Please help me identify this vase. It measures 7 1/4 inches in height, and about 5 inches at the widest portion. It is extremely heavy and very well balanced, and the crystal is very clear, as the photographs show. It had no sticker and there are no marks on it, anywhere, other than small scratches of age. This is a vase I found in a Goodwill thrift shop about 3 months ago, and cleaned up to display with some of my other favorite crystal vases.

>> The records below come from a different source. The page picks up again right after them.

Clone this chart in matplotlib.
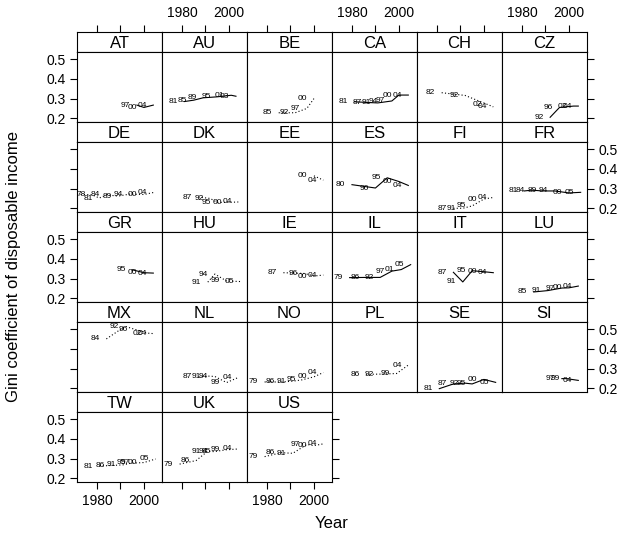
import matplotlib
matplotlib.use('Agg')
import matplotlib.pyplot as plt
from matplotlib import transforms

plt.rcParams['font.family'] = ['Liberation Sans', 'DejaVu Sans']

# countries in panel order (6 per row, left to right, top to bottom)
countries = ['AT', 'AU', 'BE', 'CA', 'CH', 'CZ',
             'DE', 'DK', 'EE', 'ES', 'FI', 'FR',
             'GR', 'HU', 'IE', 'IL', 'IT', 'LU',
             'MX', 'NL', 'NO', 'PL', 'SE', 'SI',
             'TW', 'UK', 'US']

years = [
    [1997, 2000, 2004],
    [1981, 1985, 1989, 1995, 2001, 2003],
    [1985, 1992, 1997, 2000],
    [1981, 1987, 1991, 1994, 1997, 2000, 2004],
    [1982, 1992, 2002, 2004],
    [1992, 1996, 2002, 2004],
    [1973, 1978, 1981, 1984, 1989, 1994, 2000, 2004],
    [1987, 1992, 1995, 2000, 2004],
    [2000, 2004],
    [1980, 1990, 1995, 2000, 2004],
    [1987, 1991, 1995, 2000, 2004],
    [1981, 1984, 1989, 1994, 2000, 2005],
    [1995, 2000, 2004],
    [1991, 1994, 1999, 2005],
    [1987, 1996, 2000, 2004],
    [1979, 1986, 1992, 1997, 2001, 2005],
    [1987, 1991, 1995, 2000, 2004],
    [1985, 1991, 1997, 2000, 2004],
    [1984, 1992, 1996, 2002, 2004],
    [1987, 1991, 1994, 1999, 2004],
    [1979, 1986, 1991, 1995, 2000, 2004],
    [1986, 1992, 1999, 2004],
    [1981, 1987, 1992, 1995, 2000, 2005],
    [1997, 1999, 2004],
    [1981, 1986, 1991, 1995, 1997, 2000, 2005],
    [1979, 1986, 1991, 1994, 1995, 1999, 2004],
    [1979, 1986, 1991, 1997, 2000, 2004],
]

gini = [
    [0.267, 0.255, 0.267],
    [0.285, 0.292, 0.304, 0.309, 0.317, 0.312],
    [0.228, 0.228, 0.250, 0.300],
    [0.284, 0.280, 0.278, 0.283, 0.288, 0.318, 0.318],
    [0.330, 0.316, 0.268, 0.258],
    [0.205, 0.255, 0.262, 0.262],
    [0.271, 0.268, 0.252, 0.268, 0.262, 0.272, 0.270, 0.280],
    [0.257, 0.250, 0.230, 0.230, 0.232],
    [0.365, 0.343],
    [0.320, 0.303, 0.355, 0.336, 0.316],
    [0.200, 0.200, 0.212, 0.247, 0.255],
    [0.288, 0.292, 0.288, 0.288, 0.278, 0.281],
    [0.345, 0.330, 0.328],
    [0.282, 0.323, 0.288, 0.285],
    [0.330, 0.326, 0.313, 0.318],
    [0.305, 0.306, 0.306, 0.338, 0.346, 0.371],
    [0.332, 0.283, 0.340, 0.335, 0.330],
    [0.232, 0.239, 0.252, 0.253, 0.262],
    [0.451, 0.515, 0.500, 0.480, 0.478],
    [0.258, 0.262, 0.260, 0.229, 0.255],
    [0.232, 0.232, 0.236, 0.243, 0.258, 0.280],
    [0.271, 0.272, 0.275, 0.318],
    [0.198, 0.222, 0.226, 0.222, 0.245, 0.230],
    [0.249, 0.249, 0.240],
    [0.262, 0.265, 0.268, 0.278, 0.278, 0.280, 0.298],
    [0.272, 0.290, 0.338, 0.335, 0.338, 0.345, 0.349],
    [0.310, 0.330, 0.327, 0.372, 0.366, 0.375],
]

# line type per country: True = solid, False = dotted
solid = [True, True, False, True, False, True,
         False, False, False, True, False, True,
         True, False, False, True, True, True,
         False, False, False, False, True, True,
         False, False, False]

xticks = [1980, 1990, 2000]
xticklabels = ['1980', '', '2000']
yticks = [0.2, 0.3, 0.4, 0.5]
yticklabels = ['0.2', '0.3', '0.4', '0.5']

W, H = 627, 534
fig = plt.figure(figsize=(W / 100, H / 100), dpi=100)

ncol, nrow = 6, 5
left0, colw = 77, 85
top0, rowh, striph, panelh = 32, 90, 20, 70
xlim = (1971.5, 2007.7)
ylim = (0.181, 0.537)


def box(x, y, w, h):
    return [x / W, 1 - (y + h) / H, w / W, h / H]


def style_axes(a):
    for s in a.spines.values():
        s.set_linewidth(0.8)
    a.tick_params(direction='out', length=5.3, width=0.8, labelsize=10, pad=3,
                  bottom=False, top=False, left=False, right=False,
                  labelbottom=False, labeltop=False, labelleft=False, labelright=False)


n = len(countries)
for i, cc in enumerate(countries):
    r, c = divmod(i, ncol)
    x = left0 + c * colw
    ys = top0 + r * rowh

    st = fig.add_axes(box(x, ys, colw, striph))
    st.set_xlim(xlim)
    st.set_yticks([])
    st.set_xticks(xticks)
    st.set_xticklabels(xticklabels)
    style_axes(st)
    st.text(0.5, 0.45, cc, ha='center', va='center', fontsize=12, transform=st.transAxes)
    if r == 0:
        st.tick_params(top=True, labeltop=(c % 2 == 1))

    ax = fig.add_axes(box(x, ys + striph, colw, panelh))
    ax.set_xlim(xlim)
    ax.set_ylim(ylim)
    ax.set_xticks(xticks)
    ax.set_xticklabels(xticklabels)
    ax.set_yticks(yticks)
    ax.set_yticklabels(yticklabels)
    style_axes(ax)

    if c == 0:
        ax.tick_params(left=True, labelleft=(r % 2 == 0))
    if c == ncol - 1 or i == n - 1:
        ax.tick_params(right=True, labelright=(r % 2 == 1 and c == ncol - 1))
    if r == nrow - 1:
        ax.tick_params(bottom=True, labelbottom=(c % 2 == 0))

    ls = '-' if solid[i] else (0, (1, 2))
    ax.plot(years[i], gini[i], color='black', lw=0.8, linestyle=ls)

    # year labels sit just left of each point, clipped to the panel
    off = transforms.offset_copy(ax.transData, fig=fig, x=-4.8, y=0, units='points')
    for yr, g in zip(years[i], gini[i]):
        ax.text(yr, g, '%02d' % (yr % 100), transform=off, fontsize=6,
                ha='right', va='center', clip_on=True)

fig.text(13.5 / W, 1 - 267 / H, 'Gini coefficient of disposable income',
         rotation=90, ha='center', va='center', fontsize=12)
fig.text(332 / W, 1 - 523 / H, 'Year', ha='center', va='center', fontsize=12)

fig.savefig('out.png', dpi=100)
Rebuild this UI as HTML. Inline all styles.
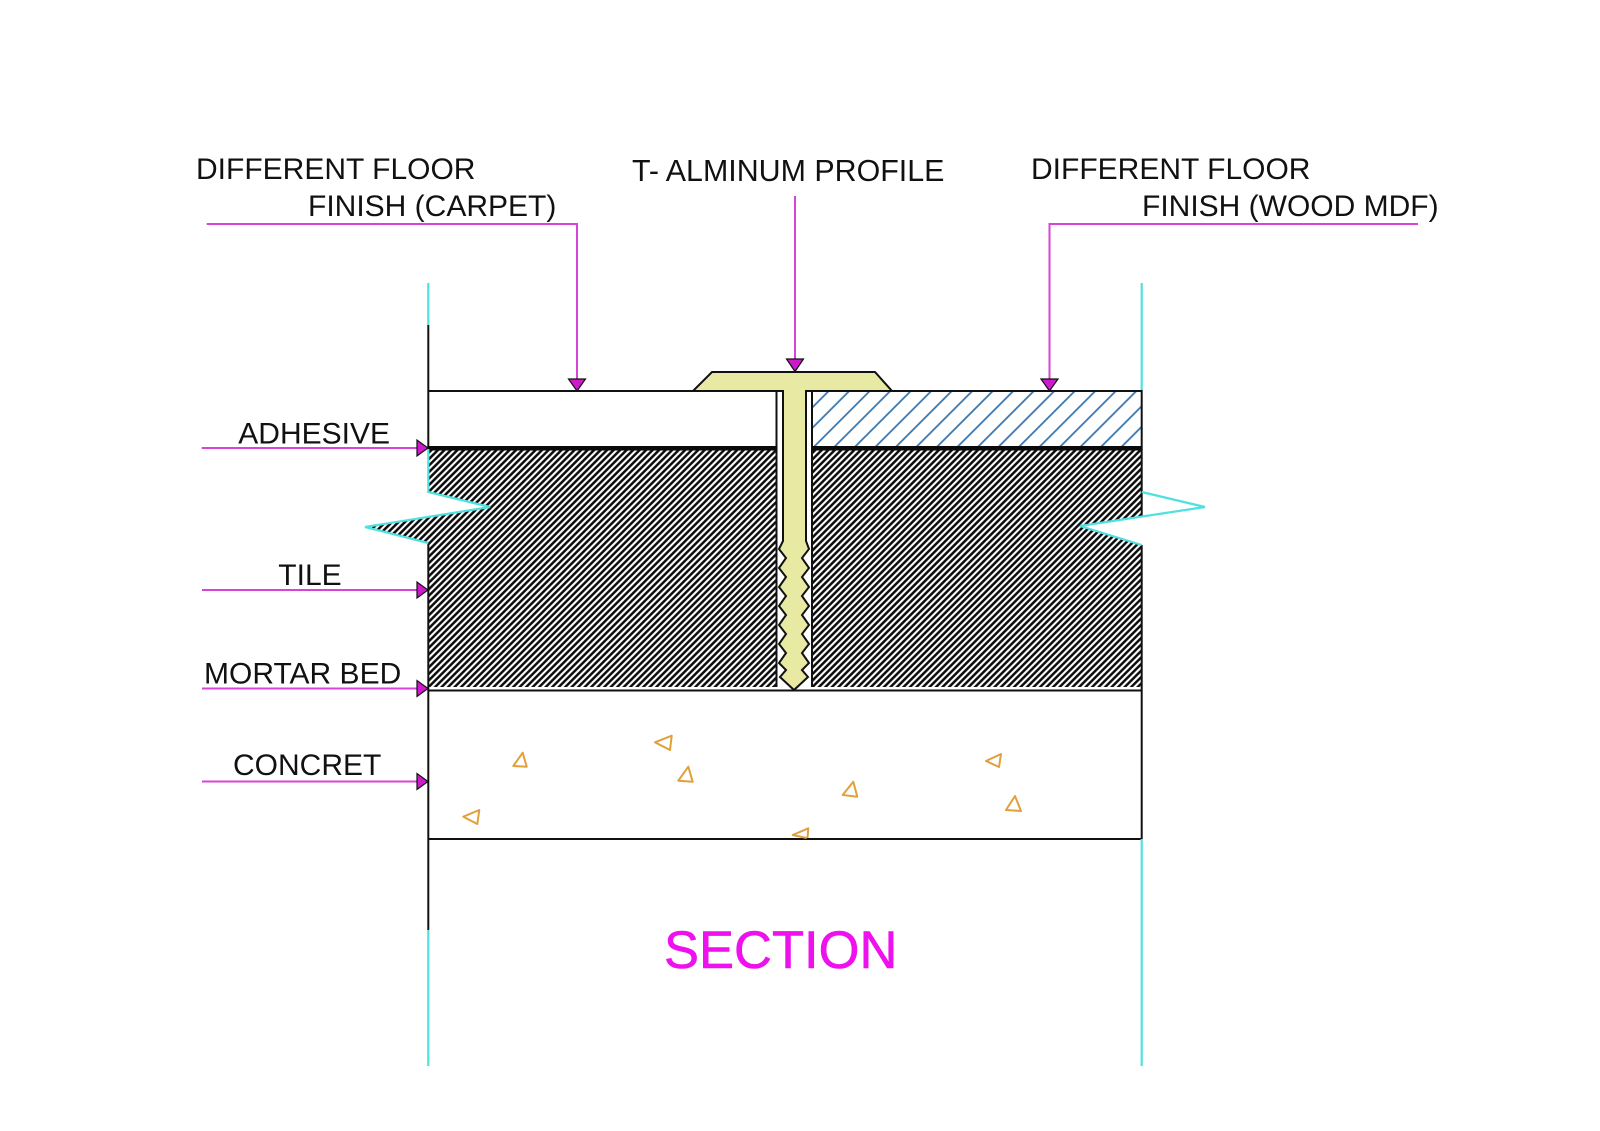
<!DOCTYPE html>
<html>
<head>
<meta charset="utf-8">
<style>
  html,body{margin:0;padding:0;background:#fff;}
  svg{display:block;}
  text{font-family:"Liberation Sans", Arial, sans-serif;}
</style>
</head>
<body>
<svg width="1600" height="1131" viewBox="0 0 1600 1131" xmlns="http://www.w3.org/2000/svg">
  <defs>
    <pattern id="tile" width="4.6" height="20" patternUnits="userSpaceOnUse" patternTransform="rotate(45)">
      <line x1="2.3" y1="-2" x2="2.3" y2="22" stroke="#0a0a0a" stroke-width="2.5"/>
    </pattern>
    <pattern id="wood" width="14.5" height="30" patternUnits="userSpaceOnUse" patternTransform="rotate(45)">
      <line x1="7" y1="-2" x2="7" y2="32" stroke="#3a76ad" stroke-width="1.8"/>
    </pattern>
  </defs>

  <rect width="1600" height="1131" fill="#fff"/>

  <!-- hatched tile / mortar blocks -->
  <polygon points="428,450 776,450 776,687 428,687 428,543 365,527 490,507 428,492" fill="url(#tile)"/>
  <polygon points="812,450 1141.7,450 1141.7,516 1080,526 1141.7,545 1141.7,687 812,687" fill="url(#tile)"/>

  <!-- wood MDF hatch -->
  <rect x="812" y="392" width="329.7" height="54" fill="url(#wood)"/>

  <!-- outlines -->
  <g stroke="#111" stroke-width="2" fill="none">
    <line x1="428" y1="391" x2="777" y2="391"/>
    <line x1="812" y1="391" x2="1141.7" y2="391"/>
    <line x1="776.5" y1="391" x2="776.5" y2="687"/>
    <line x1="812" y1="391" x2="812" y2="687"/>
    <line x1="428" y1="690.5" x2="1141.7" y2="690.5"/>
    <line x1="428" y1="839" x2="1141.7" y2="839"/>
    <line x1="428.3" y1="325" x2="428.3" y2="448"/>
    <line x1="428.3" y1="543" x2="428.3" y2="930"/>
    <line x1="1141.7" y1="390" x2="1141.7" y2="516"/>
    <line x1="1141.7" y1="545" x2="1141.7" y2="839"/>
  </g>
  <!-- adhesive thick lines -->
  <rect x="428" y="446" width="349" height="4.5" fill="#0a0a0a"/>
  <rect x="812" y="446" width="330" height="4.5" fill="#0a0a0a"/>

  <!-- T aluminium profile -->
  <path d="M693,391 L712,372 L875,372 L892,391 L806,391 L806,541 L809,549 L802,558 L809,568 L802,577 L809,587 L802,596 L809,606 L802,615 L809,625 L802,634 L809,644 L802,653 L809,663 L802,670 L808,677 L794,690 L780,677 L786,670 L779,663 L786,653 L779,644 L786,634 L779,625 L786,615 L779,606 L786,596 L779,587 L786,577 L779,568 L786,558 L779,549 L783,541 L783,391 Z" fill="#e8e9a2" stroke="#111" stroke-width="2" stroke-linejoin="miter"/>

  <!-- cyan lines -->
  <g stroke="#4fe0e0" stroke-width="2.2" fill="none">
    <line x1="428.3" y1="283" x2="428.3" y2="325"/>
    <line x1="428.3" y1="930" x2="428.3" y2="1066"/>
    <line x1="1141.7" y1="283" x2="1141.7" y2="390"/>
    <line x1="1141.7" y1="839" x2="1141.7" y2="1066"/>
    <polyline points="428.3,449 428.3,492 490,507 365,527 428.3,543"/>
    <polyline points="1141.7,492 1205,507 1080,526 1141.7,545"/>
  </g>

  <!-- concrete aggregate triangles -->
  <g stroke="#e0a03c" stroke-width="2" fill="none" stroke-linejoin="round">
    <polygon points="522.7,752.7 526.7,766.7 513.3,766"/>
    <polygon points="479.3,810 463.3,816.7 477.3,824"/>
    <polygon points="671.7,735.7 655,742.3 670,750"/>
    <polygon points="688.3,766.7 678.3,780.7 692.7,781.7"/>
    <polygon points="853.3,781.7 842.7,795 857.3,796.7"/>
    <polyline points="806.7,838 792.7,835 808.3,828.3 807.5,838"/>
    <polygon points="1001,754 986,761 999,767"/>
    <polygon points="1015,796 1006,810 1021,811"/>
  </g>

  <!-- leader lines -->
  <g stroke="#d744d7" stroke-width="2" fill="none">
    <polyline points="206.7,224 577,224 577,380"/>
    <line x1="795" y1="196" x2="795" y2="360"/>
    <polyline points="1418,224 1049.5,224 1049.5,380"/>
    <line x1="201.7" y1="448" x2="418" y2="448"/>
    <line x1="202" y1="590" x2="418" y2="590"/>
    <line x1="202" y1="688.5" x2="418" y2="688.5"/>
    <line x1="202" y1="781.5" x2="418" y2="781.5"/>
  </g>

  <!-- arrowheads -->
  <g fill="#cc1acc" stroke="#111" stroke-width="1.2" stroke-linejoin="miter">
    <polygon points="568.5,379 585.5,379 577,391"/>
    <polygon points="786.5,359 803.5,359 795,371.5"/>
    <polygon points="1041,379 1058,379 1049.5,391"/>
    <polygon points="417,440 417,456 428,448"/>
    <polygon points="417,582 417,598 428,590"/>
    <polygon points="417,680.5 417,696.5 428,688.5"/>
    <polygon points="417,773.5 417,789.5 428,781.5"/>
  </g>

  <!-- labels -->
  <g font-size="30" fill="#111">
    <text x="196" y="179">DIFFERENT FLOOR</text>
    <text x="308" y="216">FINISH (CARPET)</text>
    <text x="632" y="181" font-size="30.4">T- ALMINUM PROFILE</text>
    <text x="1031" y="179">DIFFERENT FLOOR</text>
    <text x="1142" y="216">FINISH (WOOD MDF)</text>
    <text x="238.3" y="443.3">ADHESIVE</text>
    <text x="278.3" y="585">TILE</text>
    <text x="204" y="683.3">MORTAR BED</text>
    <text x="233" y="775">CONCRET</text>
  </g>
  <text x="664" y="968" font-size="52.5" fill="#ee11ee" stroke="#ee11ee" stroke-width="0.6">SECTION</text>
</svg>
</body>
</html>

The closest example I have found, dated from 1917 (pictured on page 207 of "Miller's 20th-Century Glass" by Andy McConnell) is a vase from 1917, identified as a "Chippendale" Carnation Vase from the Krys-tol range that was comprised of 15 designs. McConnell states "This form is known generically as a swung vase: they are pressed with vertical sides, but were stretched on reheating and swung backward and forward. The rim was created by further reheating and manual tooling." According to McConnell, the Chippendale range was produced in America and England, with the American pieces marked with an impressed logo "Chippendale Krys-Tol" and the British ones sold with stickers. The line was designed by William Jacobs for the Ohio Flint Glass Company in 1907, with the rights to produce it changing hands four times in 22 years, with English production continuing to the early 1970s.
BUT, every piece I've been able to find in the Krys-tol range looks very different from this vase, with the sole exception of the one pictured in Miller's book, as mentioned above. So, I'm completely at a loss about the maker of this piece.